Finding a way in

We’ve been here a week and done nearly a thousand miles. Seen mountains, forests, roaring gorges, foaming rapids and finally Niagara. The weather’s been kind with warm days and cool nights. It is just as everyone told me it would be. The sights are breathtaking, stunning, the dreaded word ‘awesome’ – the adjectives have been used already.

Bill Bryson wrote of a road trip he did with his family to show them his native land. After a week or so they became immune to the glory of it all, he began commenting, “Natural beauty on your left..” I am not immune to it, but like Mr Bryson and many English I like my pleasures small.

I have seen a chipmunk – sweet, but tiny, I thought from the Alvin cartoon they’d be bigger. Also a groundhog on the side of the road, I was driving the RV for the first (and only time) and nearly drove off the Skyline Driveway. And at last after many signs promising deer leaping across the road one actually did, and I saw it join its family on the other side.

Another modest joy. We were at a shopping outlet and eating a hefty pizza when I saw an Amish man stroll by. He looked just like the one in Witness who comes walking over the hill to woo the girl after Harrison Ford leaves town: straw hat, plain clothes, pudding basin haircut, the lot. It unsettled my notion of how Amish carry on to see him at the mall, but I suppose we all like a bargain.
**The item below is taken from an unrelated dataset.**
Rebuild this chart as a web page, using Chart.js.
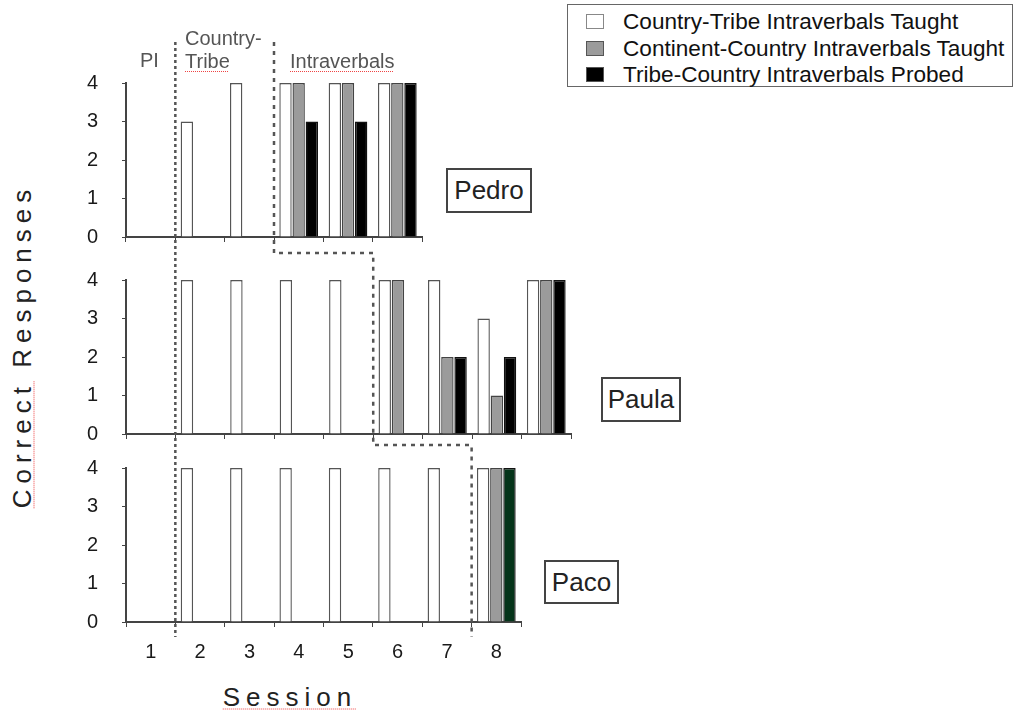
<!DOCTYPE html>
<html>
<head>
<meta charset="utf-8">
<script src="https://cdn.jsdelivr.net/npm/chart.js@4.4.0/dist/chart.umd.min.js"></script>
<style>
  body { margin: 0; background: #fff; width: 1015px; height: 716px; position: relative; overflow: hidden;
         font-family: "Liberation Sans", Arial, Helvetica, sans-serif; }
  canvas.panel { position: absolute; }
  #overlay { position: absolute; left: 0; top: 0; pointer-events: none; z-index: 5; }
  .lbl { position: absolute; white-space: nowrap; line-height: 20px; font-size: 20px; color: #555; }
  .spell { text-decoration: underline dotted #e44; text-decoration-thickness: 1px; text-underline-offset: 3px; }
  .name { position: absolute; border: 2px solid #444; box-sizing: border-box; font-size: 26px; color: #222;
          display: flex; align-items: center; justify-content: center; background: #fff; z-index: 6; }
  #legend { position: absolute; left: 567px; top: 4px; width: 446px; height: 83px; border: 1px solid #666;
            box-sizing: border-box; background: #fff; }
  .legrow { position: absolute; left: 0; height: 26px; font-size: 22.6px; color: #111; white-space: nowrap; }
  .legrow span.sw { position: absolute; left: 18px; top: 5px; width: 18px; height: 15px; box-sizing: border-box; border: 1px solid #666; }
  .legrow span.tx { position: absolute; left: 55px; top: 0; line-height: 26px; }
  #ytitle { position: absolute; left: 22px; top: 346px; transform: translate(-50%, -50%) rotate(-90deg);
            font-size: 26px; letter-spacing: 6px; color: #222; white-space: nowrap; }
  #xtitle { position: absolute; left: 290px; top: 697px; transform: translate(-50%, -50%);
            font-size: 26px; letter-spacing: 6px; color: #222; white-space: nowrap; }
</style>
</head>
<body>
<canvas id="pedro" class="panel"></canvas>
<canvas id="paula" class="panel"></canvas>
<canvas id="paco" class="panel"></canvas>
<canvas id="overlay" width="1015" height="716"></canvas>

<div class="lbl" style="left:140px; top:50px;">PI</div>
<div class="lbl" style="left:185px; top:28px;">Country-</div>
<div class="lbl" style="left:185px; top:51px;"><span class="spell">Tribe</span></div>
<div class="lbl" style="left:290px; top:51px;"><span class="spell">Intraverbals</span></div>

<div class="name" style="left:446px; top:168px; width:86px; height:45px;">Pedro</div>
<div class="name" style="left:601px; top:377px; width:80px; height:45px;">Paula</div>
<div class="name" style="left:544px; top:560px; width:75px; height:44px;">Paco</div>

<div id="legend"></div>
<div id="ytitle"><span class="spell">Correct</span> Responses</div>
<div id="xtitle"><span class="spell">Session</span></div>

<script>
// sessions
const sessions = ['1', '2', '3', '4', '5', '6', '7', '8', '9'];
const seriesNames = [
    'Country-Tribe Intraverbals Taught',
    'Continent-Country Intraverbals Taught',
    'Tribe-Country Intraverbals Probed'
];
const yTicks = [0, 1, 2, 3, 4];

// Pedro (sessions 1-6)
const pedroCT = [null, 3, 4, 4, 4, 4];
const pedroCC = [null, null, null, 4, 4, 4];
const pedroTC = [null, null, null, 3, 3, 4];

// Paula (sessions 1-9)
const paulaCT = [null, 4, 4, 4, 4, 4, 4, 3, 4];
const paulaCC = [null, null, null, null, null, 4, 2, 1, 4];
const paulaTC = [null, null, null, null, null, null, 2, 2, 4];

// Paco (sessions 1-8)
const pacoCT = [null, 4, 4, 4, 4, 4, 4, 4];
const pacoCC = [null, null, null, null, null, null, null, 4];
const pacoTC = [null, null, null, null, null, null, null, 4];

// last session before intraverbal phase, per panel
const phaseEnd = [3, 5, 7];

const fills = ['#ffffff', '#9b9b9b', '#000000'];
const borders = ['#555555', '#444444', '#111111'];
const pacoProbeFill = '#05341a';

const CAT_W = 49.4;
const AREA_H = 153.5;
const MARGIN = 36;   // y tick label half height + tick padding
const AXIS = '#444';

function makePanel(id, areaTop, n, values, showX, thirdColors) {
    const xH = showX ? 44 : 6;
    const bottom = showX ? xH : MARGIN;
    const canvas = document.getElementById(id);
    const w = Math.round(60 + n * CAT_W + 6);
    const h = Math.round(MARGIN + AREA_H + bottom);
    canvas.width = w;
    canvas.height = h;
    canvas.style.width = w + 'px';
    canvas.style.height = h + 'px';
    canvas.style.left = '66px';
    canvas.style.top = (areaTop - MARGIN) + 'px';

    const datasets = values.map((vals, i) => ({
        label: seriesNames[i],
        data: vals,
        backgroundColor: (i === 2 && thirdColors) ? thirdColors : fills[i],
        borderColor: borders[i],
        borderWidth: 1.4,
        categoryPercentage: 0.8,
        barPercentage: 0.94
    }));

    return new Chart(canvas.getContext('2d'), {
        type: 'bar',
        data: { labels: sessions.slice(0, n), datasets: datasets },
        options: {
            responsive: false,
            maintainAspectRatio: false,
            animation: false,
            layout: { padding: { top: MARGIN, right: 6, left: 0, bottom: bottom - xH } },
            plugins: { legend: { display: false }, tooltip: { enabled: false } },
            scales: {
                x: {
                    afterFit: s => { s.height = xH; },
                    grid: { drawOnChartArea: false, drawTicks: true, tickLength: 5, color: AXIS, offset: true },
                    border: { color: AXIS, width: 2 },
                    ticks: {
                        display: showX,
                        color: '#1a1a1a',
                        font: { family: 'Liberation Sans', size: 20 },
                        padding: 13
                    }
                },
                y: {
                    min: 0,
                    max: 4,
                    afterFit: s => { s.width = 60; },
                    afterBuildTicks: s => { s.ticks = yTicks.map(v => ({ value: v })); },
                    grid: { drawOnChartArea: false, drawTicks: true, tickLength: 4, color: AXIS },
                    border: { color: AXIS, width: 2 },
                    ticks: {
                        color: '#1a1a1a',
                        font: { family: 'Liberation Sans', size: 20 },
                        padding: 24
                    }
                }
            }
        }
    });
}

const pacoThird = pacoTC.map(() => pacoProbeFill);

const charts = [
    makePanel('pedro', 83, pedroCT.length, [pedroCT, pedroCC, pedroTC], false),
    makePanel('paula', 280, paulaCT.length, [paulaCT, paulaCC, paulaTC], false),
    makePanel('paco', 468, pacoCT.length, [pacoCT, pacoCC, pacoTC], true, pacoThird)
];

// legend
const legend = document.getElementById('legend');
seriesNames.forEach((name, i) => {
    const row = document.createElement('div');
    row.className = 'legrow';
    row.style.top = (4 + i * 26.5) + 'px';
    const sw = document.createElement('span');
    sw.className = 'sw';
    sw.style.background = fills[i];
    sw.style.borderColor = i === 0 ? '#888' : '#555';
    const tx = document.createElement('span');
    tx.className = 'tx';
    tx.textContent = name;
    row.appendChild(sw);
    row.appendChild(tx);
    legend.appendChild(row);
});

// phase change lines
function boundary(chart, after) {
    const x = chart.scales.x;
    const off = parseFloat(chart.canvas.style.left);
    return off + (x.getPixelForValue(after - 1) + x.getPixelForValue(after)) / 2;
}
function axisY(chart) {
    return parseFloat(chart.canvas.style.top) + chart.chartArea.bottom;
}

const ctx = document.getElementById('overlay').getContext('2d');
ctx.strokeStyle = '#555';
ctx.lineWidth = 2.5;
ctx.setLineDash([3, 3]);

const topY = 42;
const endY = axisY(charts[2]) + 15;

// baseline -> country-tribe
const xa = boundary(charts[0], 1);
ctx.beginPath();
ctx.moveTo(xa, topY);
ctx.lineTo(xa, endY);
ctx.stroke();

// country-tribe -> intraverbals (staggered)
const xb = charts.map((c, i) => boundary(c, phaseEnd[i]));
const yStep = [axisY(charts[0]) + 16, axisY(charts[1]) + 11];
ctx.setLineDash([4, 5]);
ctx.beginPath();
ctx.moveTo(xb[0], topY);
ctx.lineTo(xb[0], yStep[0]);
ctx.lineTo(xb[1], yStep[0]);
ctx.lineTo(xb[1], yStep[1]);
ctx.lineTo(xb[2], yStep[1]);
ctx.lineTo(xb[2], endY);
ctx.stroke();
</script>
</body>
</html>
Niagara was awesome. We did all the tourist things: Cave of the Winds, Maid of the Mist and ate a desiccated hot dog, but my most striking memory will be of a Muslim family with their prayer mats and picnic at sundown.
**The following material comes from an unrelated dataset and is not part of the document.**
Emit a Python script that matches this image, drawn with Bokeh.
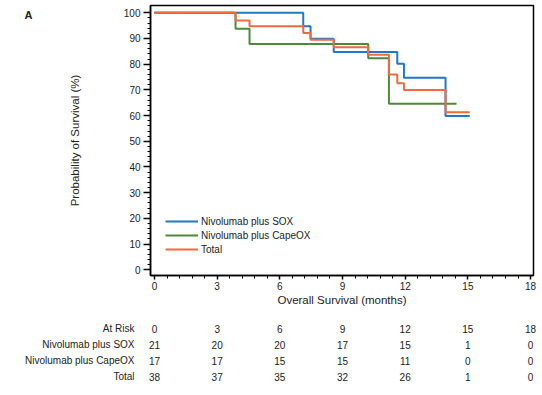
from bokeh.plotting import figure
from bokeh.models import Range1d, FixedTicker, Legend, LegendItem, ColumnDataSource
from bokeh.layouts import column, row
from bokeh.embed import file_html
from bokeh.resources import INLINE
from bokeh.core.properties import value

FONT = "Liberation Sans"

# Kaplan-Meier step data (months, survival %)
sox_time = [0, 7.12, 7.47, 8.58, 11.62, 11.94, 13.93, 15.09]
sox_surv = [100, 94.8, 89.9, 84.7, 80.2, 74.7, 59.8, 59.8]
capeox_time = [0, 3.88, 4.55, 10.23, 11.22, 14.46]
capeox_surv = [100, 93.8, 87.9, 82.3, 64.6, 64.6]
total_time = [0, 3.88, 4.55, 7.12, 7.47, 8.58, 10.23, 11.22, 11.62, 11.94, 13.93, 15.09]
total_surv = [100, 97.0, 94.8, 92.1, 89.5, 86.6, 83.7, 76.0, 72.6, 70.0, 61.3, 61.3]

series_names = ["Nivolumab plus SOX", "Nivolumab plus CapeOX", "Total"]
colors = ["#1f78c8", "#4c8a3a", "#f26a3b"]

x_ticks = [0, 3, 6, 9, 12, 15, 18]
y_ticks = [0, 10, 20, 30, 40, 50, 60, 70, 80, 90, 100]

# number at risk
risk_rows = ["At Risk", "Nivolumab plus SOX", "Nivolumab plus CapeOX", "Total"]
risk_sox = [21, 20, 20, 17, 15, 1, 0]
risk_capeox = [17, 17, 15, 15, 11, 0, 0]
risk_total = [38, 37, 35, 32, 26, 1, 0]

# panel letter figure
pa = figure(width=40, height=312, output_backend="svg", toolbar_location=None,
            x_range=Range1d(0, 40), y_range=Range1d(0, 312),
            x_axis_location=None, y_axis_location=None,
            min_border_left=0, min_border_right=0, min_border_top=0, min_border_bottom=0)
pa.grid.visible = False
pa.outline_line_color = None
pa.text(x=[28], y=[301], text=["A"], text_font=value(FONT), text_font_size="11px",
        text_font_style="bold", text_align="center", text_baseline="middle",
        text_color="#222222")

p = figure(width=502, height=312, output_backend="svg", toolbar_location=None,
           x_range=Range1d(-0.19, 18.14), y_range=Range1d(-2.22, 102.84),
           min_border_left=110, min_border_right=9, min_border_top=5, min_border_bottom=37)
p.grid.visible = False
p.outline_line_color = "black"
p.outline_line_width = 1.5

renderers = []
for (t, s), c in zip([(sox_time, sox_surv), (capeox_time, capeox_surv), (total_time, total_surv)], colors):
    r = p.step(t, s, mode="after", line_color=c, line_width=2)
    renderers.append(r)

minor_x = [i * 0.6 for i in range(31)]
minor_y = [i * 2 for i in range(51)]
p.xaxis.ticker = FixedTicker(ticks=x_ticks, minor_ticks=minor_x)
p.yaxis.ticker = FixedTicker(ticks=y_ticks, minor_ticks=minor_y)

for ax in (p.xaxis[0], p.yaxis[0]):
    ax.axis_line_width = 1.5
    ax.axis_line_color = "black"
    ax.major_tick_line_color = "black"
    ax.minor_tick_line_color = "black"
    ax.major_tick_line_width = 1.5
    ax.major_tick_in = 0
    ax.minor_tick_in = 0
    ax.minor_tick_out = 3
    ax.major_label_text_font = FONT
    ax.major_label_text_font_size = "10px"
    ax.major_label_text_color = "#222222"
    ax.axis_label_text_font = FONT
    ax.axis_label_text_font_size = "11.5px"
    ax.axis_label_text_font_style = "normal"
    ax.axis_label_text_color = "#222222"

p.xaxis.axis_label = "Overall Survival (months)"
p.xaxis.major_tick_out = 4
p.xaxis.major_label_standoff = 2
p.xaxis.axis_label_standoff = 1

p.yaxis.axis_label = "Probability of Survival (%)"
p.yaxis.major_tick_out = 7
p.yaxis.major_label_standoff = 3
p.yaxis.axis_label_standoff = 40

legend = Legend(items=[LegendItem(label=n, renderers=[r]) for n, r in zip(series_names, renderers)],
                location=(15, 19), border_line_color=None, background_fill_alpha=0,
                padding=0, margin=0, spacing=0, glyph_width=33, glyph_height=14,
                label_height=14, label_standoff=3,
                label_text_font=FONT, label_text_font_size="10px", label_text_color="#222222")
p.add_layout(legend)

# at-risk table (frame spans the full width; x in months, same scale as the plot)
row_pos = [3.5, 2.5, 1.5, 0.5]
p2 = figure(width=542, height=75, output_backend="svg", toolbar_location=None,
            x_range=Range1d(-7.372, 18.574), y_range=Range1d(0, 4),
            x_axis_location=None, y_axis_location=None,
            min_border_left=0, min_border_right=0, min_border_top=8, min_border_bottom=3)
p2.grid.visible = False
p2.outline_line_color = None

xs, ys, txt = [], [], []
for rp, vals in zip(row_pos, [x_ticks, risk_sox, risk_capeox, risk_total]):
    for xv, v in zip(x_ticks, vals):
        xs.append(xv)
        ys.append(rp)
        txt.append(str(v))
src = ColumnDataSource(dict(x=xs, y=ys, t=txt))
p2.text(x="x", y="y", text="t", source=src, text_align="center", text_baseline="middle",
        text_font=value(FONT), text_font_size="10px", text_color="#222222")

lab_src = ColumnDataSource(dict(x=[-0.957] * len(risk_rows), y=row_pos, t=risk_rows))
p2.text(x="x", y="y", text="t", source=lab_src, text_align="right", text_baseline="middle",
        text_font=value(FONT), text_font_size="10px", text_color="#222222")

layout = column(row(pa, p, spacing=0), p2, spacing=0)
open("out.html", "w").write(file_html(layout, INLINE))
And of course I love it that people seem to have swallowed a courtesy pill but they do remind me of the tired airhostess Barbie at the end of Toy Story. It’s the woman who returned my 75c when I topped up her dryer at the campsite by mistake who showed real consideration.  I nearly fried her laundry and left mine soaking wet. One question though. Why in this glorious climate tumble dry at all?
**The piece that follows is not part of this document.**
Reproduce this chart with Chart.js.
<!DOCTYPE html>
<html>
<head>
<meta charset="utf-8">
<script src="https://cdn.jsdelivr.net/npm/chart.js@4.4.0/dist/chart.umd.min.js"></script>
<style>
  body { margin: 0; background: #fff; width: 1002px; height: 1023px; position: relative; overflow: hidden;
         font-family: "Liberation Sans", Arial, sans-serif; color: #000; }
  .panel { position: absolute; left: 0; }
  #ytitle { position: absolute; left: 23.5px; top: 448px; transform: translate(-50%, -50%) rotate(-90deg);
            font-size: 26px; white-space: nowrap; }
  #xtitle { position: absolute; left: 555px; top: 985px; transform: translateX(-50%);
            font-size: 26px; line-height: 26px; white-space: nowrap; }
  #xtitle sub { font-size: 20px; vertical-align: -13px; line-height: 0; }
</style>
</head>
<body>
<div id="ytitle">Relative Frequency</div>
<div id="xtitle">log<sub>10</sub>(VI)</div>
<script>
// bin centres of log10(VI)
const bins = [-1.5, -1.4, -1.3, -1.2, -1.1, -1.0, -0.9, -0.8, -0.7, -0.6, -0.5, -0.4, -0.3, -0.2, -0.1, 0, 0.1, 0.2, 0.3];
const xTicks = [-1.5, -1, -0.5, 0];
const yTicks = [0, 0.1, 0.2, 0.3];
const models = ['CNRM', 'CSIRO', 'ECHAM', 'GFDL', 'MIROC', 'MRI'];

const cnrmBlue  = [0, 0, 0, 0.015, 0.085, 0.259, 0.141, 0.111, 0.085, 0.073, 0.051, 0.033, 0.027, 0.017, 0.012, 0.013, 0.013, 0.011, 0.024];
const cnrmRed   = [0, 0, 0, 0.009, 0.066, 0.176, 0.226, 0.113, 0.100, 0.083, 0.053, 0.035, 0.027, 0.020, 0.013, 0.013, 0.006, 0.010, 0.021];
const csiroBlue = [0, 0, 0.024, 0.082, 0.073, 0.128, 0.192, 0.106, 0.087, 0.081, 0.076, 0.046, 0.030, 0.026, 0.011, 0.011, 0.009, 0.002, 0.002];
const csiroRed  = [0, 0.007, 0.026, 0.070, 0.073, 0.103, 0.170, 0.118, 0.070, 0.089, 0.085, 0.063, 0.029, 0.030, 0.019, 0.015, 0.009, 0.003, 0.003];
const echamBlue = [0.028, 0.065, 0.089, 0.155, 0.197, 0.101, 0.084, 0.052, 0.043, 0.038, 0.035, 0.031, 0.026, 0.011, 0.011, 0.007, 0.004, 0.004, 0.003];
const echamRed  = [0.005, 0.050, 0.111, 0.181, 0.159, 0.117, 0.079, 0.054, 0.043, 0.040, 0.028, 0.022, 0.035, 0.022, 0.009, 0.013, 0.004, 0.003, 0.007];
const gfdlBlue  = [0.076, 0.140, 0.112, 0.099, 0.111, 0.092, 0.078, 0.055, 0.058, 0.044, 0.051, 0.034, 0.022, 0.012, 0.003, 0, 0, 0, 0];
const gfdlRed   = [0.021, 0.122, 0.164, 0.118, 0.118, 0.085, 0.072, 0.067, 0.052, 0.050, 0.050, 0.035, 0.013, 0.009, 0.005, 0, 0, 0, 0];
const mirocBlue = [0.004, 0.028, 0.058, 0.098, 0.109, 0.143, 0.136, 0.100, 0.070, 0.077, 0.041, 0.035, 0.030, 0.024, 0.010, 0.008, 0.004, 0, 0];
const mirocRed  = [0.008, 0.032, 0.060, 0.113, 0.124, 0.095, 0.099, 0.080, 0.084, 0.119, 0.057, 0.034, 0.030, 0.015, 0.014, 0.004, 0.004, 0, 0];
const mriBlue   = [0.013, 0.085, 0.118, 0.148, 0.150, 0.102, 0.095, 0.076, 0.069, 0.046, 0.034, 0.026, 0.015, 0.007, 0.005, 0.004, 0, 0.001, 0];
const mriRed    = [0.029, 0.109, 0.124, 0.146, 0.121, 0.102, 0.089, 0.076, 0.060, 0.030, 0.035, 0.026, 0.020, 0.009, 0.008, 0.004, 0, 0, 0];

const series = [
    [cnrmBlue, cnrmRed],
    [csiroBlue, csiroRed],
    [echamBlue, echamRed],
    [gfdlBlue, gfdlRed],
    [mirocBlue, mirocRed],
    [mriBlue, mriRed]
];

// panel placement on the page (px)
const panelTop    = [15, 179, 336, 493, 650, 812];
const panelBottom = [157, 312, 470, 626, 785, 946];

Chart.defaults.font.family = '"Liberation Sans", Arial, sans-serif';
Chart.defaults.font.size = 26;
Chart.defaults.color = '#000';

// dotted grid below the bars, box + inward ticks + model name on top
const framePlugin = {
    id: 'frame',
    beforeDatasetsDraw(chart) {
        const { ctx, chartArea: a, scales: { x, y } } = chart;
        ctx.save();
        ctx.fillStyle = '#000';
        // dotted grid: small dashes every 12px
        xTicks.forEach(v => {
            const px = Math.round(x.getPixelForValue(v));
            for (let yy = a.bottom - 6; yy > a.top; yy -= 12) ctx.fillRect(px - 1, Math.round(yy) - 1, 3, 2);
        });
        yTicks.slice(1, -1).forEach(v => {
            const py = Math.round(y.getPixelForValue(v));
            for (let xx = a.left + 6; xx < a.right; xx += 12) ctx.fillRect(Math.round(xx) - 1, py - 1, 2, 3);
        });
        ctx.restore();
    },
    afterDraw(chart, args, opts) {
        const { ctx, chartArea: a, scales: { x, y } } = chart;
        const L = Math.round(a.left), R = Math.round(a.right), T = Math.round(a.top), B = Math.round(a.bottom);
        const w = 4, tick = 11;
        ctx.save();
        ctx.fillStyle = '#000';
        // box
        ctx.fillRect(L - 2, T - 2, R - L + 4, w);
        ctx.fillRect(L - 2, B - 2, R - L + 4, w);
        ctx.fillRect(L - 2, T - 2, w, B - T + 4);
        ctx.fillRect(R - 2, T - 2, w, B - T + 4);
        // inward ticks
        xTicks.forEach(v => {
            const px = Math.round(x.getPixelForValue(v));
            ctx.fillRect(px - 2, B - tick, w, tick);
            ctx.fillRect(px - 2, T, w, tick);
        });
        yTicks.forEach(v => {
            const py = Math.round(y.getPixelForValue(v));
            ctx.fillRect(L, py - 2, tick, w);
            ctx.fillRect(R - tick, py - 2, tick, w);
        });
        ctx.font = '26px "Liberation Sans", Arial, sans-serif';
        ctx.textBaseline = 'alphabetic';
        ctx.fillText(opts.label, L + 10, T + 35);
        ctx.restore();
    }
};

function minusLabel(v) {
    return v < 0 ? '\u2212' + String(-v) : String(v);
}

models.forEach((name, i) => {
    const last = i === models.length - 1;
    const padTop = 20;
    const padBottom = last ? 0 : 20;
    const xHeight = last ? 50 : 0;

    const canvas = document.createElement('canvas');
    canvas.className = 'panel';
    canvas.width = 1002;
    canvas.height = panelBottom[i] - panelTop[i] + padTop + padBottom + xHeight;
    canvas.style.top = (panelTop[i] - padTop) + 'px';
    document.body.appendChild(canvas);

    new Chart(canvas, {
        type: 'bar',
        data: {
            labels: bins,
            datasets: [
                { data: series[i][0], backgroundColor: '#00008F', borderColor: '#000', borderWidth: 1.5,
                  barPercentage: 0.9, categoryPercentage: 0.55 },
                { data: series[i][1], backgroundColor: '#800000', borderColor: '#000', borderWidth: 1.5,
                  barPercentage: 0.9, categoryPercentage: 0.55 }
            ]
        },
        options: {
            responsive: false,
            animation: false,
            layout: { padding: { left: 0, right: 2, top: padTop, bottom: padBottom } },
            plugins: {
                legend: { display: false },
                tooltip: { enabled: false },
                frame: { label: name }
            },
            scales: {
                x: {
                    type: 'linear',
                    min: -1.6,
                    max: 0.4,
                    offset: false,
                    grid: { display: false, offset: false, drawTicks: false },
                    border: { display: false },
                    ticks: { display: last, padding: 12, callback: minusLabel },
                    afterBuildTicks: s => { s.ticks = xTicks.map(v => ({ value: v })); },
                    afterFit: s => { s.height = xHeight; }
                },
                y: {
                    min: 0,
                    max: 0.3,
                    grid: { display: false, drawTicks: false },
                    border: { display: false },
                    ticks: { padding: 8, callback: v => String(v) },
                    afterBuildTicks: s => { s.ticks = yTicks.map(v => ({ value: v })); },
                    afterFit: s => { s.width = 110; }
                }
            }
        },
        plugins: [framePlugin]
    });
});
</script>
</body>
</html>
I suppose I need a way in to the immensity of it all. I find the hugeness unsettling. I realize just how small and domestic my world is. Time and again I think of those pioneers who came and decided to ‘tame’ the land. Oh my word, the sheer guts and hubris of it. Perhaps they were desperate, after all there was no going back. All that land-clearing and bridge-building and not knowing how friendly or hostile the many elements of the land would be. Now that was literally breath-taking.

In all their endeavours, in the struggle to make a way into this continent how they must have ached for a friend, a dog even. And, if they were domestically minded, somewhere to hang their washing.